I've been exploring the topic of consensus and the flip-side, denial. So I've just read both Cook et al 2016 and the "petition paper" by Robinson et al (both of which are linked to in your article but at which I arrived quite indepently).
It is clear from reading Cook et al and your article above the value of understanding who is providing the opinions. Cook et al finds that the higher the level of expertise in climate science, the greater the level of consensus. Analogies of getting a heart condition checked out by a motor mechanic are relevant when comparing the findings of Cook et al (ie 97% of expert climate scientists agree that climate change is caused by human activity) versus the OISM petition, signed predominantly by non-climate, possibly non-practising, unpublished, general scientists.
So it is useful that you and other websites, notably the Huffington Post (http://www.huffingtonpost.com/kevin-grandia/the-30000-global-warming_b_243092.html) have tackled the credentials of both the signatories and the creators of the petition and Robinson et al paper. Thank you.
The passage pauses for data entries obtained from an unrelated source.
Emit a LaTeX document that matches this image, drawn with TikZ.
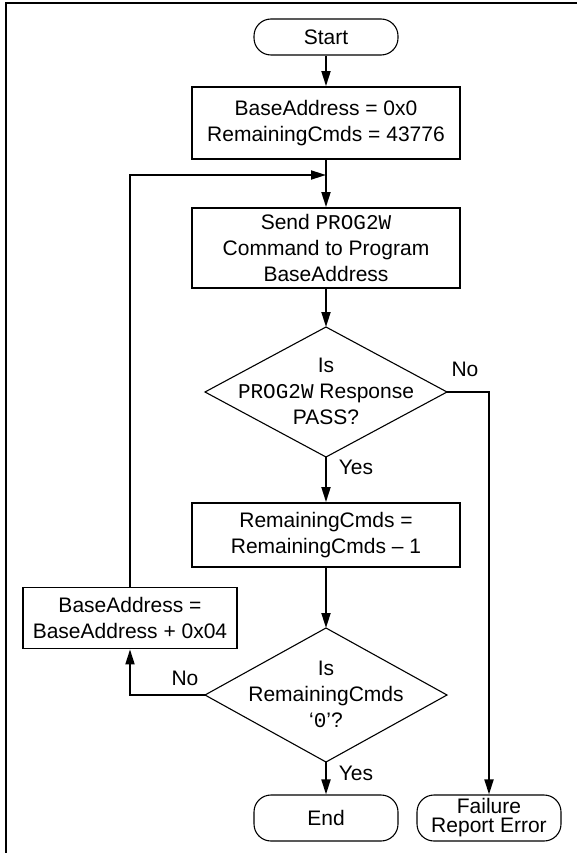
\documentclass[tikz,border=0pt]{standalone}
\usepackage{fontspec}
\setmainfont{Liberation Sans}
\setmonofont{Liberation Mono}
\usetikzlibrary{arrows.meta,calc}
\begin{document}
\begin{tikzpicture}[x=1pt,y=-1pt,
  txt/.style={font=\fontsize{21}{26}\selectfont, align=center, inner sep=0pt},
  procbox/.style={txt, draw, line width=1.8pt, minimum width=268pt, minimum height=#1},
  procbox/.default=70pt,
  term/.style={txt, draw, line width=1.1pt, rounded corners=17pt, minimum width=144pt, minimum height=#1},
  term/.default=46pt,
  dia/.style={draw, line width=1.1pt},
  arr/.style={line width=1.8pt, -{Triangle[length=15pt,width=9pt]}},
  lbl/.style={txt}
]
\useasboundingbox (0,0) rectangle (577,853);
\draw[line width=2.2pt] (6,853) -- (6,3) -- (577,3);

% nodes
\node[term=36pt, minimum width=144pt] (start) at (326,37) {Start};
\node[procbox=72pt] (b1) at (326,123) {BaseAddress = 0x0\\RemainingCmds = 43776};
\coordinate (join) at (326,175);
\node[procbox=80pt] (b2) at (326,248) {Send \texttt{PROG2W}\\Command to Program\\BaseAddress};

% diamond 1
\coordinate (d1t) at (326,327);
\coordinate (d1r) at (447,392);
\coordinate (d1b) at (326,457);
\coordinate (d1l) at (205,392);
\draw[dia] (d1t) -- (d1r) -- (d1b) -- (d1l) -- cycle;
\node[txt] (d1) at (326,391) {Is\\\texttt{PROG2W} Response\\PASS?};

\node[procbox=64pt] (b3) at (326,535) {RemainingCmds =\\RemainingCmds -- 1};

% diamond 2
\coordinate (d2t) at (326,628);
\coordinate (d2r) at (447,695);
\coordinate (d2b) at (326,762);
\coordinate (d2l) at (205,695);
\draw[dia] (d2t) -- (d2r) -- (d2b) -- (d2l) -- cycle;
\node[txt] (d2) at (326,694) {Is\\RemainingCmds\\‘\texttt{0}’?};

\node[procbox=61pt, minimum width=214pt] (b4) at (130,618) {BaseAddress =\\BaseAddress + 0x04};

\node[term] (end) at (326,818) {End};
\node[term, font=\fontsize{21}{19}\selectfont] (fail) at (489,818) {Failure\\Report Error};

% connectors
\draw[arr] (start) -- (b1);
\draw[arr] (b1) -- (b2);
\draw[arr] (b4.north) |- (join);
\draw[arr] (b2) -- (d1t);
\draw[arr] (d1r) -| (fail.north);
\draw[arr] (d1b) -- (b3);
\draw[arr] (b3) -- (d2t);
\draw[arr] (d2l) -| (b4.south);
\draw[arr] (d2b) -- (end);

% labels
\node[lbl] (no1) at (465,369) {No};
\node[lbl] (yes1) at (356,467) {Yes};
\node[lbl] (no2) at (185,678) {No};
\node[lbl] (yes2) at (356,773) {Yes};
\end{tikzpicture}
\end{document}
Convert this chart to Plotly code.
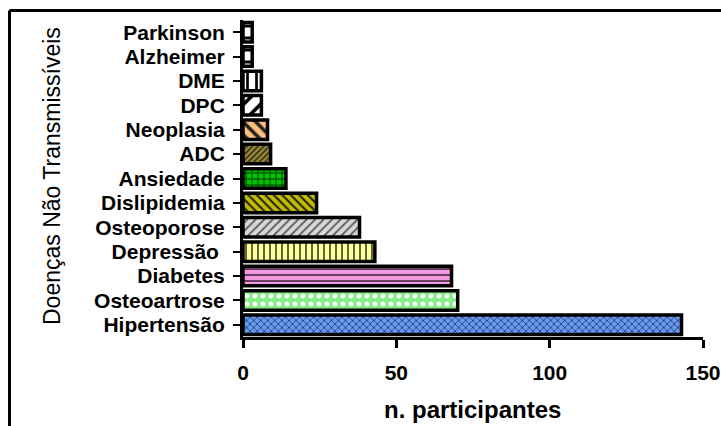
import plotly.graph_objects as go

categories = ["Hipertensão", "Osteoartrose", "Diabetes", "Depressão ", "Osteoporose",
              "Dislipidemia", "Ansiedade", "ADC", "Neoplasia", "DPC", "DME",
              "Alzheimer", "Parkinson"]
participants = [143, 70, 68, 43, 38, 24, 14, 9, 8, 6, 6, 3, 3]
x_ticks = [0, 50, 100, 150]

bg_colors = ["#6a9bea", "#86ec86", "#f59ae2", "#ffff99", "#d8d8d8", "#c4bc00",
             "#00c400", "#a08c34", "#ffbf80", "#ffffff", "#ffffff", "#ffffff", "#ffffff"]
fg_colors = ["#1a3580", "#ffffff", "#553355", "#555533", "#555555", "#222200",
             "#003300", "#2a2a18", "#222222", "#000000", "#000000", "#000000", "#000000"]
shapes = ["x", ".", "-", "|", "/", "\\", "+", "/", "\\", "/", "|", "-", "-"]
sizes = [5, 8, 6, 6, 6, 6, 6, 4, 9, 12, 9, 12, 12]
solid = [0.3, 0.3, 0.3, 0.3, 0.3, 0.35, 0.3, 0.4, 0.4, 0.3, 0.3, 0.25, 0.25]

L, R, T, B = 243, 18, 20, 89
W, H = 721, 426
pw, ph = W - L - R, H - T - B

fig = go.Figure()
for cat, val, bg, fg, shp, sz, so in zip(categories, participants, bg_colors, fg_colors,
                                         shapes, sizes, solid):
    fig.add_trace(go.Bar(
        x=[val], y=[cat], orientation="h", width=0.8, name=cat,
        marker=dict(color=bg, line=dict(color="black", width=3.5),
                    pattern=dict(shape=shp, fgcolor=fg, bgcolor=bg, size=sz,
                                 solidity=so, fillmode="replace")),
        showlegend=False,
    ))

font_family = "Liberation Sans, Arial, sans-serif"
fig.update_layout(
    width=W, height=H, margin=dict(l=L, r=R, t=T, b=B, autoexpand=False),
    paper_bgcolor="white", plot_bgcolor="white", barmode="overlay",
    font=dict(family=font_family, color="black"),
)
fig.update_xaxes(range=[0, 150], tickvals=x_ticks, ticktext=[str(v) for v in x_ticks],
                 showgrid=False, zeroline=False, showline=True, linecolor="black",
                 linewidth=3, ticks="outside", ticklen=8, tickwidth=3, tickcolor="black",
                 tickfont=dict(size=21, family=font_family, weight="bold"),
                 ticklabelstandoff=7, automargin=False)
fig.update_yaxes(range=[-0.5, 12.5], categoryorder="array", categoryarray=categories,
                 tickmode="array", tickvals=categories, ticktext=categories,
                 showgrid=False, zeroline=False, showline=True, linecolor="black",
                 linewidth=3, ticks="outside", ticklen=7, tickwidth=2, tickcolor="black",
                 tickfont=dict(size=21, family=font_family, weight="bold"),
                 ticklabelstandoff=4, automargin=False)

# Axis titles
fig.add_annotation(text="n. participantes", xref="paper", yref="paper",
                   x=(472 - L) / pw, y=-(410 - (T + ph)) / ph, showarrow=False,
                   font=dict(size=24, family=font_family, weight="bold"),
                   xanchor="center", yanchor="middle")
fig.add_annotation(text="Doenças Não Transmissíveis", xref="paper", yref="paper",
                   x=(52 - L) / pw, y=1 - (176 - T) / ph, showarrow=False, textangle=-90,
                   font=dict(size=23, family=font_family),
                   xanchor="center", yanchor="middle")

# Outer frame (top and left edges)
fx0 = (9.5 - L) / pw
fx1 = (721 - L) / pw
fy_top = 1 + (T - 10.5) / ph
fy_bot = 1 + (T - 430) / ph
fig.add_shape(type="line", xref="paper", yref="paper", x0=fx0, x1=fx1, y0=fy_top, y1=fy_top,
              line=dict(color="black", width=3))
fig.add_shape(type="line", xref="paper", yref="paper", x0=fx0, x1=fx0, y0=fy_top, y1=fy_bot,
              line=dict(color="black", width=3))

fig.write_html("out.html", config={"displayModeBar": False},
               post_script="document.body.style.margin='0px';document.body.style.overflow='hidden';")
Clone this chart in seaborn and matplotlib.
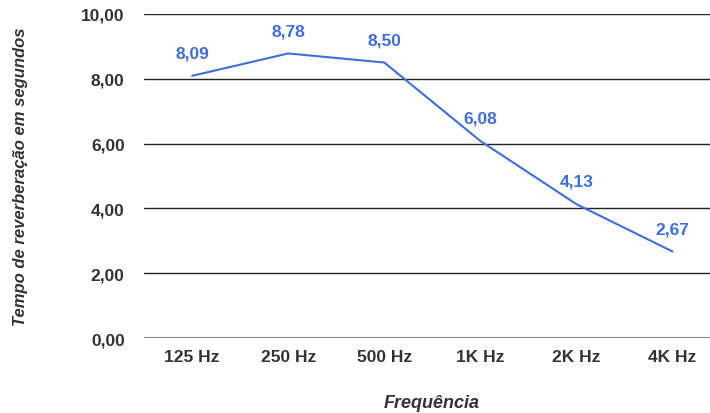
import pandas as pd
import seaborn as sns
import matplotlib.pyplot as plt

frequencies = ["125 Hz", "250 Hz", "500 Hz", "1K Hz", "2K Hz", "4K Hz"]
reverb_times = [8.09, 8.78, 8.50, 6.08, 4.13, 2.67]
y_ticks = [0, 2, 4, 6, 8, 10]

df = pd.DataFrame({"freq": frequencies, "tempo": reverb_times})

sns.set_style("white")
plt.rcParams["font.family"] = ["Liberation Sans", "DejaVu Sans"]

line_color = "#3d6fd8"
text_color = "#333333"

fig = plt.figure(figsize=(7.1, 4.14), dpi=100)
ax = fig.add_axes([0.203, 0.181, 0.797, 0.783])

sns.lineplot(data=df, x="freq", y="tempo", color=line_color, linewidth=1.5, ax=ax)

# value labels above each point
for i, v in enumerate(reverb_times):
    ax.annotate(f"{v:.2f}".replace(".", ","), (i, v), xytext=(0, 11),
                textcoords="offset points", ha="center", va="bottom",
                color=line_color, fontsize=12.5, fontweight="bold")

ax.set_ylim(0, 10)
ax.set_xlim(-0.5, 5.39)
ax.set_yticks(y_ticks)
ax.set_yticklabels([f"{t:.2f}".replace(".", ",") for t in y_ticks])

for t in y_ticks[1:]:
    ax.axhline(t, color="#222222", linewidth=1.0, zorder=0)
ax.axhline(0, color="#888888", linewidth=1.5, zorder=0)

for s in ax.spines.values():
    s.set_visible(False)

ax.tick_params(axis="both", length=0, labelsize=12.5, labelcolor=text_color)
ax.tick_params(axis="y", pad=14)
ax.tick_params(axis="x", pad=8)
for lbl in ax.get_xticklabels() + ax.get_yticklabels():
    lbl.set_fontweight("bold")

ax.set_xlabel("Frequência", fontsize=13, style="italic", fontweight="bold",
              color=text_color, va="center")
ax.xaxis.set_label_coords(0.509, -0.198)
ax.set_ylabel("Tempo de reverberação em segundos", fontsize=12, style="italic",
              fontweight="bold", color=text_color, va="center")
ax.yaxis.set_label_coords(-0.219, 0.5)

fig.savefig("out.png", dpi=100)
However, I think it would also be useful to tackle the paper itself. Climate change is bewildering to non-scientists, and when one comes across a paper as apparently credible-seeming as the Robinson et al paper, it is difficult for a non-scientist to sort the credible science from the rubbish. Robinson et al's theory about solar irradiance looks pretty good on the graphs, and the longer-term fluctuation in earth's temperature also makes our current increases look pretty modest.
So I've done just enough preliminary digging into those aspects to convince myself that the Robinson et al paper is at best incomplete in its presentation of evidence (for instance, this webpage about solar irradiance http://solar-center.stanford.edu/sun-on-earth/glob-warm.html), and in reality, deliberately misleading.
Yes, go ahead and expose the poor credentials or vested interests of those with opinions that contrast the majority view or have a disporportionate influence, but we need to not simply write-off everything that those people say as rubbish simply because of those credentials or interests. The discrediting of those views should also be focused on the validity or otherwise of their scientific claims, backed up with credible science and analysis. I think it is far more powerful to expose the errors or holes in their arguments than to simply call them fraudulent.
You have all the relevant science within this site. I suggest that it would be a useful counter to the OISM petition and paper for you to list the scientific claims made in the paper and provide links to the relevant science or other references as you did with the list of studies on consensus. Then your debunking of the petition and paper would not need to rest on the absurdity of the perceived size of 31000 signatories as a representative sample.
Regards, Kirdee.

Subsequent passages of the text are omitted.